**YOUR GOAL:**
Transcribe everything in the data word for word. Pictures are left out.

**Entries with chart source code:**
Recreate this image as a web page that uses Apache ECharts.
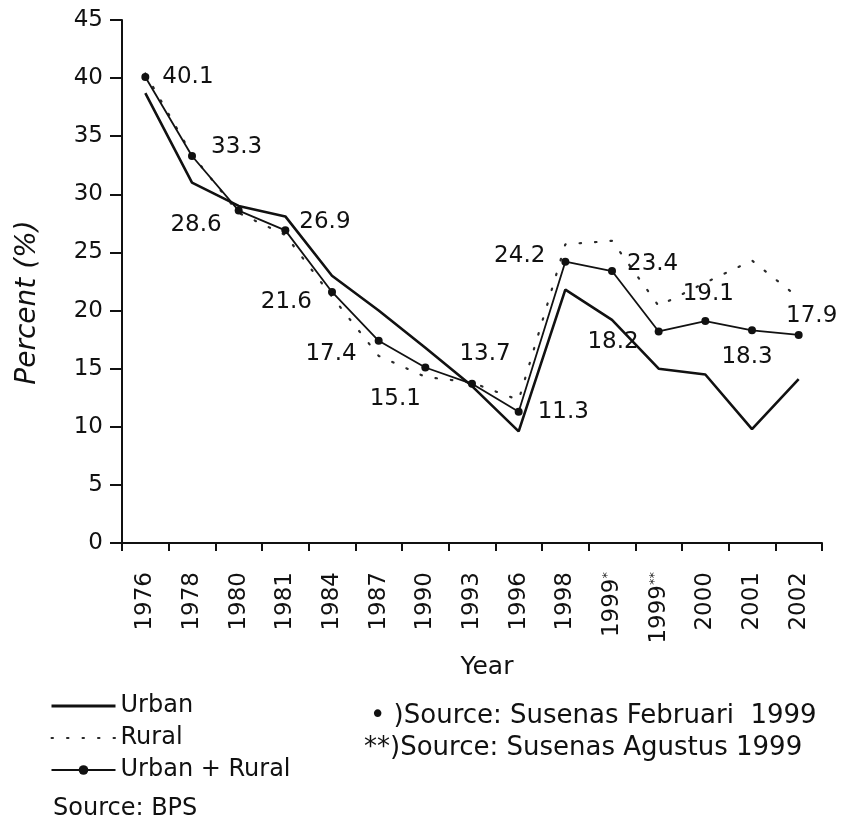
<!DOCTYPE html>
<html>
<head>
<meta charset="utf-8">
<script src="https://cdn.jsdelivr.net/npm/echarts@6/dist/echarts.min.js"></script>
<style>
html,body{margin:0;padding:0;background:#fff;}
#chart{width:843px;height:827px;}
</style>
</head>
<body>
<div id="chart"></div>
<script>
var years = ['1976','1978','1980','1981','1984','1987','1990','1993','1996','1998','1999*','1999**','2000','2001','2002'];
var urban = [38.7, 31.0, 29.0, 28.1, 23.0, 20.0, 16.8, 13.5, 9.6, 21.8, 19.2, 15.0, 14.5, 9.8, 14.1];
var rural = [40.4, 33.4, 28.4, 26.5, 21.2, 16.1, 14.3, 13.8, 12.3, 25.7, 26.0, 20.4, 22.4, 24.3, 21.1];
var total = [40.1, 33.3, 28.6, 26.9, 21.6, 17.4, 15.1, 13.7, 11.3, 24.2, 23.4, 18.2, 19.1, 18.3, 17.9];
var yTicks = [0, 5, 10, 15, 20, 25, 30, 35, 40, 45];

// label placement for each Urban + Rural point (style only)
var labelPlace = [
  {position:'right', distance:13, offset:[0,0]},
  {position:'right', distance:15, offset:[0,-9]},
  {position:'left', distance:13, offset:[0,14]},
  {position:'right', distance:10, offset:[0,-8]},
  {position:'left', distance:16, offset:[0,10]},
  {position:'left', distance:18, offset:[0,13]},
  {position:'bottom', distance:16, offset:[-30,0]},
  {position:'top', distance:14, offset:[13,0]},
  {position:'right', distance:15, offset:[0,0]},
  {position:'left', distance:16, offset:[0,-6]},
  {position:'right', distance:11, offset:[0,-7]},
  {position:'left', distance:16, offset:[0,11]},
  {position:'top', distance:11, offset:[3,0]},
  {position:'bottom', distance:11, offset:[-5,0]},
  {position:'top', distance:3, offset:[13,0]}
];

var FONT = "'DejaVu Sans', Verdana, sans-serif";
var INK = '#111';

var totalData = total.map(function(v, i){
  return {value: v, label: labelPlace[i]};
});

var chart = echarts.init(document.getElementById('chart'), null, {renderer:'canvas'});
chart.setOption({
  backgroundColor: '#fff',
  animation: false,
  textStyle: {fontFamily: FONT, color: INK},
  grid: {left: 122, right: 21, top: 20, bottom: 284, containLabel: false},
  xAxis: {
    type: 'category',
    data: years,
    boundaryGap: true,
    name: 'Year',
    nameLocation: 'middle',
    nameGap: 112,
    nameTextStyle: {fontSize: 25, color: INK, fontFamily: FONT, padding: [0,0,0,30]},
    axisLine: {show: true, lineStyle: {color: INK, width: 2}},
    axisTick: {show: true, length: 8, alignWithLabel: false, lineStyle: {color: INK, width: 2}},
    axisLabel: {rotate: 90, margin: 29, fontSize: 23, color: INK, fontFamily: FONT, interval: 0,
      formatter: function(v){
        var m = v.match(/^(\d+)(\**)$/);
        return m && m[2] ? '{d|' + m[1] + '}{s|' + m[2] + '}' : v;
      },
      rich: {
        d: {fontSize: 23, fontFamily: FONT, color: INK},
        s: {fontSize: 13, fontFamily: FONT, color: INK, padding: [0,0,8,0]}
      }
    },
    splitLine: {show: false}
  },
  yAxis: {
    type: 'value',
    min: 0, max: 45, interval: 5,
    name: 'Percent (%)',
    nameLocation: 'middle',
    nameGap: 80,
    nameTextStyle: {fontSize: 28, fontStyle: 'italic', color: INK, fontFamily: FONT, padding: [0,42,0,0]},
    axisLine: {show: true, lineStyle: {color: INK, width: 2}},
    axisTick: {show: true, length: 12, lineStyle: {color: INK, width: 2}},
    axisLabel: {margin: 19, fontSize: 23, color: INK, fontFamily: FONT,
      formatter: function(v){ return yTicks.indexOf(v) >= 0 ? String(v) : ''; }},
    splitLine: {show: false}
  },
  legend: {
    orient: 'vertical',
    left: 45,
    top: 689,
    itemWidth: 64,
    itemHeight: 12,
    itemGap: 8,
    textStyle: {fontSize: 24, color: INK, fontFamily: FONT, lineHeight: 24},
    data: [
      {name: 'Urban', itemStyle: {opacity: 0}, lineStyle: {width: 3}},
      {name: 'Rural', itemStyle: {opacity: 0}},
      {name: 'Urban + Rural'}
    ]
  },
  series: [
    {
      name: 'Urban', type: 'line', data: urban,
      symbol: 'none', smooth: false,
      lineStyle: {color: INK, width: 2.6},
      itemStyle: {color: INK},
      z: 3
    },
    {
      name: 'Rural', type: 'line', data: rural,
      symbol: 'none',
      lineStyle: {color: '#2a2a2a', width: 2.2, type: [1.5, 14], cap: 'round'},
      itemStyle: {color: '#2a2a2a'},
      z: 2
    },
    {
      name: 'Urban + Rural', type: 'line', data: totalData,
      symbol: 'circle', symbolSize: 8,
      lineStyle: {color: INK, width: 1.8},
      itemStyle: {color: INK},
      label: {show: true, fontSize: 23, color: INK, fontFamily: FONT,
        formatter: function(p){ return p.value.toFixed(1); }},
      z: 4
    }
  ],
  graphic: [
    {type:'text', left: 370, top: 703, style:{text:'• )Source: Susenas Februari  1999', font: '26px ' + FONT, fill: INK}},
    {type:'text', left: 364, top: 735, style:{text:'**)Source: Susenas Agustus 1999', font: '26px ' + FONT, fill: INK}},
    {type:'text', left: 53, top: 797, style:{text:'Source: BPS', font: '24px ' + FONT, fill: INK}}
  ]
});
</script>
</body>
</html>
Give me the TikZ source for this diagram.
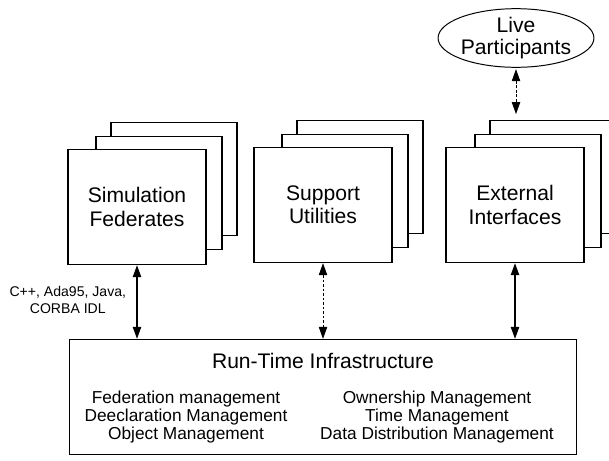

**CORRECT RESULT:**
Recreate this image as a web page that uses Apache ECharts.
<!DOCTYPE html>
<html>
<head>
<meta charset="utf-8">
<script src="https://cdn.jsdelivr.net/npm/echarts@6/dist/echarts.min.js"></script>
<style>
html,body{margin:0;padding:0;background:#fff;}
#chart{width:843px;height:827px;}
</style>
</head>
<body>
<div id="chart"></div>
<script>
var years = ['1976','1978','1980','1981','1984','1987','1990','1993','1996','1998','1999*','1999**','2000','2001','2002'];
var urban = [38.7, 31.0, 29.0, 28.1, 23.0, 20.0, 16.8, 13.5, 9.6, 21.8, 19.2, 15.0, 14.5, 9.8, 14.1];
var rural = [40.4, 33.4, 28.4, 26.5, 21.2, 16.1, 14.3, 13.8, 12.3, 25.7, 26.0, 20.4, 22.4, 24.3, 21.1];
var total = [40.1, 33.3, 28.6, 26.9, 21.6, 17.4, 15.1, 13.7, 11.3, 24.2, 23.4, 18.2, 19.1, 18.3, 17.9];
var yTicks = [0, 5, 10, 15, 20, 25, 30, 35, 40, 45];

// label placement for each Urban + Rural point (style only)
var labelPlace = [
  {position:'right', distance:13, offset:[0,0]},
  {position:'right', distance:15, offset:[0,-9]},
  {position:'left', distance:13, offset:[0,14]},
  {position:'right', distance:10, offset:[0,-8]},
  {position:'left', distance:16, offset:[0,10]},
  {position:'left', distance:18, offset:[0,13]},
  {position:'bottom', distance:16, offset:[-30,0]},
  {position:'top', distance:14, offset:[13,0]},
  {position:'right', distance:15, offset:[0,0]},
  {position:'left', distance:16, offset:[0,-6]},
  {position:'right', distance:11, offset:[0,-7]},
  {position:'left', distance:16, offset:[0,11]},
  {position:'top', distance:11, offset:[3,0]},
  {position:'bottom', distance:11, offset:[-5,0]},
  {position:'top', distance:3, offset:[13,0]}
];

var FONT = "'DejaVu Sans', Verdana, sans-serif";
var INK = '#111';

var totalData = total.map(function(v, i){
  return {value: v, label: labelPlace[i]};
});

var chart = echarts.init(document.getElementById('chart'), null, {renderer:'canvas'});
chart.setOption({
  backgroundColor: '#fff',
  animation: false,
  textStyle: {fontFamily: FONT, color: INK},
  grid: {left: 122, right: 21, top: 20, bottom: 284, containLabel: false},
  xAxis: {
    type: 'category',
    data: years,
    boundaryGap: true,
    name: 'Year',
    nameLocation: 'middle',
    nameGap: 112,
    nameTextStyle: {fontSize: 25, color: INK, fontFamily: FONT, padding: [0,0,0,30]},
    axisLine: {show: true, lineStyle: {color: INK, width: 2}},
    axisTick: {show: true, length: 8, alignWithLabel: false, lineStyle: {color: INK, width: 2}},
    axisLabel: {rotate: 90, margin: 29, fontSize: 23, color: INK, fontFamily: FONT, interval: 0,
      formatter: function(v){
        var m = v.match(/^(\d+)(\**)$/);
        return m && m[2] ? '{d|' + m[1] + '}{s|' + m[2] + '}' : v;
      },
      rich: {
        d: {fontSize: 23, fontFamily: FONT, color: INK},
        s: {fontSize: 13, fontFamily: FONT, color: INK, padding: [0,0,8,0]}
      }
    },
    splitLine: {show: false}
  },
  yAxis: {
    type: 'value',
    min: 0, max: 45, interval: 5,
    name: 'Percent (%)',
    nameLocation: 'middle',
    nameGap: 80,
    nameTextStyle: {fontSize: 28, fontStyle: 'italic', color: INK, fontFamily: FONT, padding: [0,42,0,0]},
    axisLine: {show: true, lineStyle: {color: INK, width: 2}},
    axisTick: {show: true, length: 12, lineStyle: {color: INK, width: 2}},
    axisLabel: {margin: 19, fontSize: 23, color: INK, fontFamily: FONT,
      formatter: function(v){ return yTicks.indexOf(v) >= 0 ? String(v) : ''; }},
    splitLine: {show: false}
  },
  legend: {
    orient: 'vertical',
    left: 45,
    top: 689,
    itemWidth: 64,
    itemHeight: 12,
    itemGap: 8,
    textStyle: {fontSize: 24, color: INK, fontFamily: FONT, lineHeight: 24},
    data: [
      {name: 'Urban', itemStyle: {opacity: 0}, lineStyle: {width: 3}},
      {name: 'Rural', itemStyle: {opacity: 0}},
      {name: 'Urban + Rural'}
    ]
  },
  series: [
    {
      name: 'Urban', type: 'line', data: urban,
      symbol: 'none', smooth: false,
      lineStyle: {color: INK, width: 2.6},
      itemStyle: {color: INK},
      z: 3
    },
    {
      name: 'Rural', type: 'line', data: rural,
      symbol: 'none',
      lineStyle: {color: '#2a2a2a', width: 2.2, type: [1.5, 14], cap: 'round'},
      itemStyle: {color: '#2a2a2a'},
      z: 2
    },
    {
      name: 'Urban + Rural', type: 'line', data: totalData,
      symbol: 'circle', symbolSize: 8,
      lineStyle: {color: INK, width: 1.8},
      itemStyle: {color: INK},
      label: {show: true, fontSize: 23, color: INK, fontFamily: FONT,
        formatter: function(p){ return p.value.toFixed(1); }},
      z: 4
    }
  ],
  graphic: [
    {type:'text', left: 370, top: 703, style:{text:'• )Source: Susenas Februari  1999', font: '26px ' + FONT, fill: INK}},
    {type:'text', left: 364, top: 735, style:{text:'**)Source: Susenas Agustus 1999', font: '26px ' + FONT, fill: INK}},
    {type:'text', left: 53, top: 797, style:{text:'Source: BPS', font: '24px ' + FONT, fill: INK}}
  ]
});
</script>
</body>
</html>
Give me the TikZ source for this diagram.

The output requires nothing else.